Ultrabroad-Band Direct Digital Refractive Index Imaging Based on Suspended Graphene Plasmon Cavities

TL;DR

This paper introduces a nanophotonic imaging technique using suspended graphene plasmon cavities to measure the refractive index of analytes across a broad mid-infrared spectrum with high sensitivity and minimal sample volume.

Contribution

It presents a novel two-dimensional array of graphene plasmon cavities enabling broadband, high-resolution refractive index imaging in the mid-infrared range, surpassing existing nanophotonic methods.

Findings

Achieved ultra-broadband spectral measurement of refractive index.

Demonstrated high field enhancement and spatial resolution.

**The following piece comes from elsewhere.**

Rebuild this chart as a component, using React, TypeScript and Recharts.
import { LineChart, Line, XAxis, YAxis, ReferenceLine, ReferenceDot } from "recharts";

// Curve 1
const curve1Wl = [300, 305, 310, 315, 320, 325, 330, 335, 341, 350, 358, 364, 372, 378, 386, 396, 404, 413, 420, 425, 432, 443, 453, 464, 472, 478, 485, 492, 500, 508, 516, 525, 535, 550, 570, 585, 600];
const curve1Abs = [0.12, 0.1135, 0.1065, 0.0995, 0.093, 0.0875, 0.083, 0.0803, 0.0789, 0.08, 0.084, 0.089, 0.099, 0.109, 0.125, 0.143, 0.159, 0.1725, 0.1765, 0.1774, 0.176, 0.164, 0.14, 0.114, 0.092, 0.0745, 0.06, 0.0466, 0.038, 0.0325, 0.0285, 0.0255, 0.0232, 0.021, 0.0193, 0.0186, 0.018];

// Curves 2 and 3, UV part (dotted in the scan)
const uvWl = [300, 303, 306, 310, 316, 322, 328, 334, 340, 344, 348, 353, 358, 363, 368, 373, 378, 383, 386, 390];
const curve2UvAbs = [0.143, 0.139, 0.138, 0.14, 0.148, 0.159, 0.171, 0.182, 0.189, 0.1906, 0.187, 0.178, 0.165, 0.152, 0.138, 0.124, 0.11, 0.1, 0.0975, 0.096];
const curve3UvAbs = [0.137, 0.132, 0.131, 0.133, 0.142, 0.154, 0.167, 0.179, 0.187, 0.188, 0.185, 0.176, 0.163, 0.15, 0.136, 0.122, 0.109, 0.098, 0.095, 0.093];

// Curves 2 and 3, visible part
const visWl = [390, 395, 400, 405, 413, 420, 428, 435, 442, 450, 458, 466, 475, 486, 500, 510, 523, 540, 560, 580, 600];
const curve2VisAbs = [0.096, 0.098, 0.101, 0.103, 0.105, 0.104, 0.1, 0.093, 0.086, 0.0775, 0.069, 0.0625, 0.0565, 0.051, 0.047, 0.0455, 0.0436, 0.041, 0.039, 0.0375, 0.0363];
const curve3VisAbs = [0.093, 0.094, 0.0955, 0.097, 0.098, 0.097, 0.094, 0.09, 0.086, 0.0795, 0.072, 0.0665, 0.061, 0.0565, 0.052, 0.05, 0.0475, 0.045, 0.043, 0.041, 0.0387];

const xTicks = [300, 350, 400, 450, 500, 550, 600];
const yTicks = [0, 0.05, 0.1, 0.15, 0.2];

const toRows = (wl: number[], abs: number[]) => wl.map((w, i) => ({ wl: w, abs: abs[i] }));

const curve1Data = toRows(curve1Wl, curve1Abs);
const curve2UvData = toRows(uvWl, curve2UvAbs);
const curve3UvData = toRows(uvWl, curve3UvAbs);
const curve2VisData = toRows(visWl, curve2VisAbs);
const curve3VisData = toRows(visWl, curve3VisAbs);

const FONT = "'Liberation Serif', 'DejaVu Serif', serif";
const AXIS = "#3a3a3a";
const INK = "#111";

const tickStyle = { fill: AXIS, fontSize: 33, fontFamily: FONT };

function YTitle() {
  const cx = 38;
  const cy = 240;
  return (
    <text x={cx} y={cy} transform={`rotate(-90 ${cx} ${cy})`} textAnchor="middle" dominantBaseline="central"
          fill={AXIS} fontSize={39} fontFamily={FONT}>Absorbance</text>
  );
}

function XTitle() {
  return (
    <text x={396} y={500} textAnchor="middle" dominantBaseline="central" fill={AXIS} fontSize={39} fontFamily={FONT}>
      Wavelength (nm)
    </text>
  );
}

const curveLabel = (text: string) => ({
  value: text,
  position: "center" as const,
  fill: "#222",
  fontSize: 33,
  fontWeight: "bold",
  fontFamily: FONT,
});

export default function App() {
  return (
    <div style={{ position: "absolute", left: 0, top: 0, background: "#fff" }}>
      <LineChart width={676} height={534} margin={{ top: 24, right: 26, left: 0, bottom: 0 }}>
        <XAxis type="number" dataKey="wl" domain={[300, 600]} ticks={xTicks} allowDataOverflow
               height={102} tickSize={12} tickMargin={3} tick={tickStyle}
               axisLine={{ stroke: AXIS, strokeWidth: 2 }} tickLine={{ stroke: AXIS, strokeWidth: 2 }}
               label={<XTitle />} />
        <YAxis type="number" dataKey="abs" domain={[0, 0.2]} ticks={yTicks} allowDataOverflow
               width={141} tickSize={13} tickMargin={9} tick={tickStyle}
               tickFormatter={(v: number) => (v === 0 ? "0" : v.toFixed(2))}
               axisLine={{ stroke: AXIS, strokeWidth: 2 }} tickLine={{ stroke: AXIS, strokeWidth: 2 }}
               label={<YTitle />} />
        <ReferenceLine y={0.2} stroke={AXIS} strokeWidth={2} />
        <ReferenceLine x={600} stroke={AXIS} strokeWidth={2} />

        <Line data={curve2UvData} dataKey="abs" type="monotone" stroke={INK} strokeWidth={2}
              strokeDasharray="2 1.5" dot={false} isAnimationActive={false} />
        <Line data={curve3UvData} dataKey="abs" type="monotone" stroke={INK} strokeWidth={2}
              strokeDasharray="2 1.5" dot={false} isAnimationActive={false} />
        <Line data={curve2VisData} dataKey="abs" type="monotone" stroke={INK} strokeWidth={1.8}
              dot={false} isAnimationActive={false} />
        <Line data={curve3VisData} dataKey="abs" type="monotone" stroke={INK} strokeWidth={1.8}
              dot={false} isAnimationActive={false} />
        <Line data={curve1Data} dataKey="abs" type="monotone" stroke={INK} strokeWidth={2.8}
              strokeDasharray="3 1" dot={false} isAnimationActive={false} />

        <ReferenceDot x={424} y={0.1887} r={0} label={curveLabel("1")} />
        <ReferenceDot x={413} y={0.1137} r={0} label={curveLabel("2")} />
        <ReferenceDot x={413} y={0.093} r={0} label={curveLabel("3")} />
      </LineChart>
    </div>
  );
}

Reduced analyte volume needed for accurate measurement.

Abstract

Mid-infrared spectroscopy is essential for chemical identification and compositional analysis, due to the existence of characteristic molecular absorption fingerprints. However, it is very challenging to determine the refractive index of an analyte at low concentrations using current photonic systems in a broad mid-infrared spectral range. We propose an imaging-based nanophotonic technique for refractive index determination. The technique is based on deeply subwavelength graphene plasmon cavities and allows for the retrieval of molecular concentration. This method features a two-dimensional array of suspended graphene plasmon cavities, in which the extremely high field enhancement and extraordinary compression of graphene plasmons can be realized simultaneously by combining shallow and deep cavities. This enables resonant unit cells to be read out in the spatial absorption pattern of the array at multiple spectral points, and the resulting information is then translated into the refractive index of the analytes. The proposed technique gives complementary information compared with the current nanophotonic techniques based on molecular absorption, including the ability of the refractive index measurement, the ultra-broadband measurable spectral range, and the small volume of the analyte required, thereby pushing the potential for refractometric sensing technologies into the infrared frequencies.